---------- Available data ----------

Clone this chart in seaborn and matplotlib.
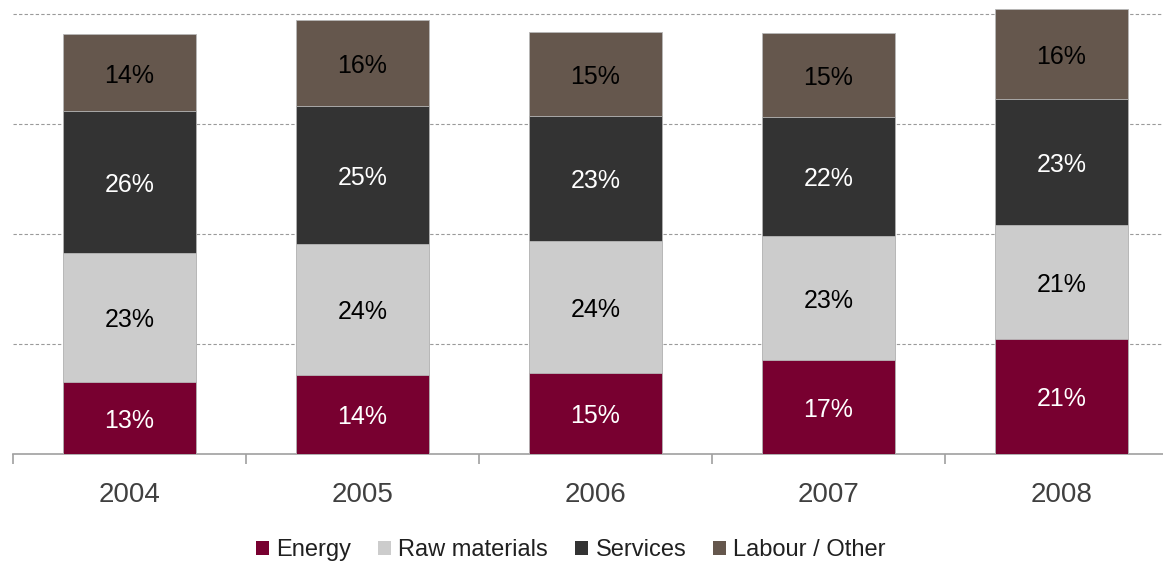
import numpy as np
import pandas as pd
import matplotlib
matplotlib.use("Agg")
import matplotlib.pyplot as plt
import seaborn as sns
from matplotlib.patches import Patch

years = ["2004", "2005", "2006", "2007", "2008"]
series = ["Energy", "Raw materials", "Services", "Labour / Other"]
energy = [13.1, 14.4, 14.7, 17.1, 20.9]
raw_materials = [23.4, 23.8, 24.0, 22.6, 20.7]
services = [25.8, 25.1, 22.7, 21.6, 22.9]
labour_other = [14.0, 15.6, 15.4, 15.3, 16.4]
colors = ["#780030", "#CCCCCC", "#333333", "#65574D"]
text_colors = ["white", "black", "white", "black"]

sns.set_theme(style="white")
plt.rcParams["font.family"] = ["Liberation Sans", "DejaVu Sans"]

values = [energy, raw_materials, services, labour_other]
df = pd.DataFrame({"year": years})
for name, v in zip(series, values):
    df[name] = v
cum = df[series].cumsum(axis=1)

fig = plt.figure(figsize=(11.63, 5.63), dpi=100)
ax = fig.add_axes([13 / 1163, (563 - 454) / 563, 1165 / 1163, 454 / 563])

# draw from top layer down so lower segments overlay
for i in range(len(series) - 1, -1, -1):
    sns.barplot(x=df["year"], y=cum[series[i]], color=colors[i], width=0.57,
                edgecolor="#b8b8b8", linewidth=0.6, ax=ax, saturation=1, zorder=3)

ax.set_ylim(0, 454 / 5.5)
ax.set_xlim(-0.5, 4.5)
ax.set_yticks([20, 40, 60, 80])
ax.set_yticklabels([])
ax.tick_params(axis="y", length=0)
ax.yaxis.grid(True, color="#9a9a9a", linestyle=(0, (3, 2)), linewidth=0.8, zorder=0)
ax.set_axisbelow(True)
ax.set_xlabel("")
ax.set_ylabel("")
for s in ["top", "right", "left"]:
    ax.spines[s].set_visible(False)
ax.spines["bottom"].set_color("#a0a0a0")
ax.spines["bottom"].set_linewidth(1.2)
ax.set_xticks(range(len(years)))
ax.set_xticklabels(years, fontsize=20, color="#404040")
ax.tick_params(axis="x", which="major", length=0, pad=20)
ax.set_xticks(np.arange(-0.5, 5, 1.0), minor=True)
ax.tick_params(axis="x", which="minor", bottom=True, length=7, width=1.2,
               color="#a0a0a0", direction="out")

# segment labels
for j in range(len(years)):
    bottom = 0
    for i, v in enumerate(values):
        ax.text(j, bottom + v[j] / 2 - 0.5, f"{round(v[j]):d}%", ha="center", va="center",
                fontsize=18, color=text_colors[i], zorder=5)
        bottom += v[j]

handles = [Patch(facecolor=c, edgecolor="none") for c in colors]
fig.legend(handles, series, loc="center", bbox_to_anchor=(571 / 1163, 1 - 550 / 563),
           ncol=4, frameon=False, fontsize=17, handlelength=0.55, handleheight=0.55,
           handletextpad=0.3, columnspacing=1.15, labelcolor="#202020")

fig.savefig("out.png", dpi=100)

----------

● Work to complete: Retype the listing exactly. Pictures do not belong in the copy.

● Solution:
Clone this chart in seaborn and matplotlib.
import numpy as np
import pandas as pd
import matplotlib
matplotlib.use("Agg")
import matplotlib.pyplot as plt
import seaborn as sns
from matplotlib.patches import Patch

years = ["2004", "2005", "2006", "2007", "2008"]
series = ["Energy", "Raw materials", "Services", "Labour / Other"]
energy = [13.1, 14.4, 14.7, 17.1, 20.9]
raw_materials = [23.4, 23.8, 24.0, 22.6, 20.7]
services = [25.8, 25.1, 22.7, 21.6, 22.9]
labour_other = [14.0, 15.6, 15.4, 15.3, 16.4]
colors = ["#780030", "#CCCCCC", "#333333", "#65574D"]
text_colors = ["white", "black", "white", "black"]

sns.set_theme(style="white")
plt.rcParams["font.family"] = ["Liberation Sans", "DejaVu Sans"]

values = [energy, raw_materials, services, labour_other]
df = pd.DataFrame({"year": years})
for name, v in zip(series, values):
    df[name] = v
cum = df[series].cumsum(axis=1)

fig = plt.figure(figsize=(11.63, 5.63), dpi=100)
ax = fig.add_axes([13 / 1163, (563 - 454) / 563, 1165 / 1163, 454 / 563])

# draw from top layer down so lower segments overlay
for i in range(len(series) - 1, -1, -1):
    sns.barplot(x=df["year"], y=cum[series[i]], color=colors[i], width=0.57,
                edgecolor="#b8b8b8", linewidth=0.6, ax=ax, saturation=1, zorder=3)

ax.set_ylim(0, 454 / 5.5)
ax.set_xlim(-0.5, 4.5)
ax.set_yticks([20, 40, 60, 80])
ax.set_yticklabels([])
ax.tick_params(axis="y", length=0)
ax.yaxis.grid(True, color="#9a9a9a", linestyle=(0, (3, 2)), linewidth=0.8, zorder=0)
ax.set_axisbelow(True)
ax.set_xlabel("")
ax.set_ylabel("")
for s in ["top", "right", "left"]:
    ax.spines[s].set_visible(False)
ax.spines["bottom"].set_color("#a0a0a0")
ax.spines["bottom"].set_linewidth(1.2)
ax.set_xticks(range(len(years)))
ax.set_xticklabels(years, fontsize=20, color="#404040")
ax.tick_params(axis="x", which="major", length=0, pad=20)
ax.set_xticks(np.arange(-0.5, 5, 1.0), minor=True)
ax.tick_params(axis="x", which="minor", bottom=True, length=7, width=1.2,
               color="#a0a0a0", direction="out")

# segment labels
for j in range(len(years)):
    bottom = 0
    for i, v in enumerate(values):
        ax.text(j, bottom + v[j] / 2 - 0.5, f"{round(v[j]):d}%", ha="center", va="center",
                fontsize=18, color=text_colors[i], zorder=5)
        bottom += v[j]

handles = [Patch(facecolor=c, edgecolor="none") for c in colors]
fig.legend(handles, series, loc="center", bbox_to_anchor=(571 / 1163, 1 - 550 / 563),
           ncol=4, frameon=False, fontsize=17, handlelength=0.55, handleheight=0.55,
           handletextpad=0.3, columnspacing=1.15, labelcolor="#202020")

fig.savefig("out.png", dpi=100)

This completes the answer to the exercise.